Step 2: Upload and observe the extraction. Watch what the tool extracts from the lease. Does it identify the management fee cap percentage and base? Does it pull the pro-rata share denominator definition (GLA, GLOA, total area, occupied area)? Does it find the CAM exclusion list? The gross-up clause? The CAM cap rate and structure type? If the tool asks you to manually enter these values, it is not performing extraction. It is a calculator with a form.
Step 3: Check the detection output against one provision you already know. Pick a lease provision you understand, such as the management fee cap. Read your lease to find the cap percentage, then check your reconciliation to see what the landlord charged. Calculate the maximum permitted fee yourself. Does the tool's finding match your manual calculation? If the tool missed the provision entirely, or if the dollar amount is wrong, the rest of the findings are suspect.

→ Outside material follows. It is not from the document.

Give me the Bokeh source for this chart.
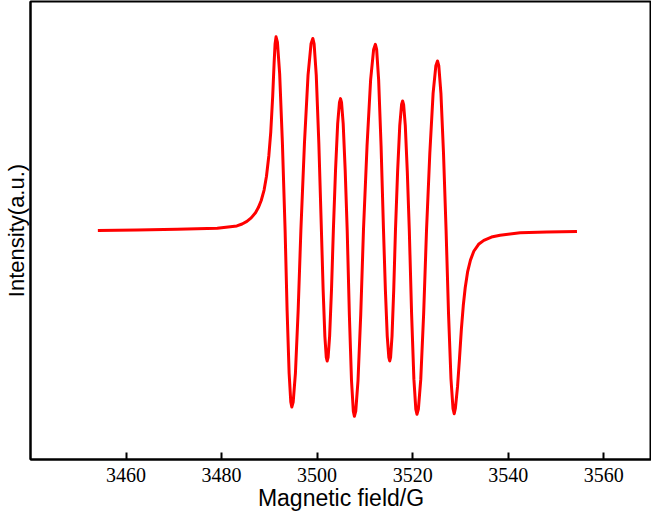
from bokeh.plotting import figure
from bokeh.models import Range1d, FixedTicker
from bokeh.embed import file_html
from bokeh.resources import INLINE

# EPR spectrum: magnetic field (G) and intensity (a.u.)
field = [3454.1, 3462.3, 3470.7, 3479.1, 3483.2, 3484.3, 3485.3, 3486.2, 3487.1,
         3487.7, 3488.3, 3488.9, 3489.4, 3489.9, 3490.3, 3490.7, 3491.0, 3491.2, 3491.4,
         3491.69, 3492.16, 3492.73, 3493.3,
         3493.72, 3494.14, 3494.49, 3494.7, 3494.99, 3495.46, 3496.03, 3496.6,
         3497.35, 3498.1, 3498.73, 3499.1, 3499.37, 3499.82, 3500.36, 3500.9,
         3501.26, 3501.62, 3501.92, 3502.1, 3502.3, 3502.62, 3503.01, 3503.4,
         3503.85, 3504.3, 3504.68, 3504.9, 3505.11, 3505.46, 3505.88, 3506.3,
         3506.75, 3507.2, 3507.58, 3507.8, 3508.09, 3508.56, 3509.13, 3509.7,
         3510.45, 3511.2, 3511.83, 3512.2, 3512.46, 3512.88, 3513.39, 3513.9,
         3514.29, 3514.68, 3515.01, 3515.2, 3515.38, 3515.68, 3516.04, 3516.4,
         3516.85, 3517.3, 3517.68, 3517.9, 3518.11, 3518.46, 3518.88, 3519.3,
         3519.78, 3520.26, 3520.66, 3520.9, 3521.2, 3521.7, 3522.3, 3522.9,
         3523.59, 3524.28, 3524.86, 3525.2, 3525.47, 3525.92, 3526.46, 3527.0,
         3527.51, 3528.02, 3528.45, 3528.7, 3528.95, 3529.4, 3529.8, 3530.2,
         3530.6, 3531.0, 3531.5, 3532.1, 3532.8, 3533.8, 3534.9, 3536.5, 3538.3,
         3542.5, 3548.1, 3554.4]
intensity = [0.000, 0.003, 0.006, 0.011, 0.023, 0.033, 0.046, 0.064, 0.090,
             0.116, 0.152, 0.205, 0.275, 0.380, 0.500, 0.680, 0.850, 0.945, 0.981,
             0.954, 0.794, 0.445, 0.000,
             -0.406, -0.723, -0.869, -0.894, -0.869, -0.723, -0.406, 0.000,
             0.442, 0.787, 0.946, 0.973, 0.946, 0.787, 0.442, 0.000,
             -0.300, -0.535, -0.643, -0.661, -0.643, -0.535, -0.300, 0.000,
             0.303, 0.540, 0.649, 0.668, 0.649, 0.540, 0.303, 0.000,
             -0.427, -0.761, -0.915, -0.941, -0.915, -0.761, -0.427, 0.000,
             0.428, 0.763, 0.917, 0.943, 0.917, 0.763, 0.428, 0.000,
             -0.300, -0.535, -0.643, -0.661, -0.643, -0.535, -0.300, 0.000,
             0.298, 0.531, 0.638, 0.656, 0.638, 0.531, 0.298, 0.000,
             -0.423, -0.753, -0.905, -0.931, -0.905, -0.753, -0.423, 0.000,
             0.390, 0.695, 0.835, 0.859, 0.835, 0.695, 0.390, 0.000,
             -0.421, -0.751, -0.902, -0.928, -0.900, -0.790, -0.650, -0.500,
             -0.380, -0.290, -0.210, -0.150, -0.105, -0.070, -0.050, -0.033, -0.024,
             -0.011, -0.008, -0.005]

x_ticks = [3460, 3480, 3500, 3520, 3540, 3560]

p = figure(width=651, height=513, output_backend="svg", toolbar_location=None,
           x_range=Range1d(3440, 3570), y_range=Range1d(-1.16, 1.16),
           min_border_left=25, min_border_right=0, min_border_top=1, min_border_bottom=0)

p.line(field, intensity, line_color="red", line_width=3, line_join="round")

p.grid.visible = False
p.outline_line_color = "black"
p.outline_line_width = 2
p.outline_line_alpha = 1
p.background_fill_color = "white"
p.border_fill_color = "white"

xa = p.xaxis[0]
xa.ticker = FixedTicker(ticks=x_ticks)
xa.major_tick_in = 7
xa.major_tick_out = 0
xa.major_tick_line_width = 2
xa.minor_tick_line_color = None
xa.axis_line_width = 2
xa.major_label_text_font = "Liberation Serif"
xa.major_label_text_font_size = "20px"
xa.major_label_text_color = "black"
xa.major_label_standoff = 8
xa.axis_label = "Magnetic field/G"
xa.axis_label_text_font = "Liberation Sans"
xa.axis_label_text_font_size = "23px"
xa.axis_label_text_font_style = "normal"
xa.axis_label_text_color = "black"
xa.axis_label_standoff = 0

ya = p.yaxis[0]
ya.ticker = FixedTicker(ticks=[])
ya.major_tick_line_color = None
ya.minor_tick_line_color = None
ya.axis_line_width = 2
ya.axis_label = "Intensity(a.u.)"
ya.axis_label_text_font = "Liberation Sans"
ya.axis_label_text_font_size = "22px"
ya.axis_label_text_font_style = "normal"
ya.axis_label_text_color = "black"
ya.axis_label_standoff = 2

open("out.html", "w").write(file_html(p, INLINE))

Step 4: Look for specificity in the report. Each finding should reference the lease section, show the calculation, and identify the reconciliation line item. Findings that say "review management fee" without showing the arithmetic are flags, not findings. The report needs to be specific enough that a landlord's property manager can verify the claim independently.
Step 5: Check the timeline and cost. A software-based tool should return results in minutes, not weeks. If you are told results take five business days, the process likely involves manual review staff, which means you are paying for consulting wrapped in a software interface.
You can run this test with CAMAudit right now. The free scan runs all 14 detection rules. Results come back in under five minutes. The full findings report is available from $199. The lease audit software comparison covers how other tools in both categories perform against these criteria.
For tenants considering CAM audit software as a category, this testing process works regardless of which vendor you evaluate. The five steps above expose whether the tool performs genuine forensic detection or simply reorganizes data you already had.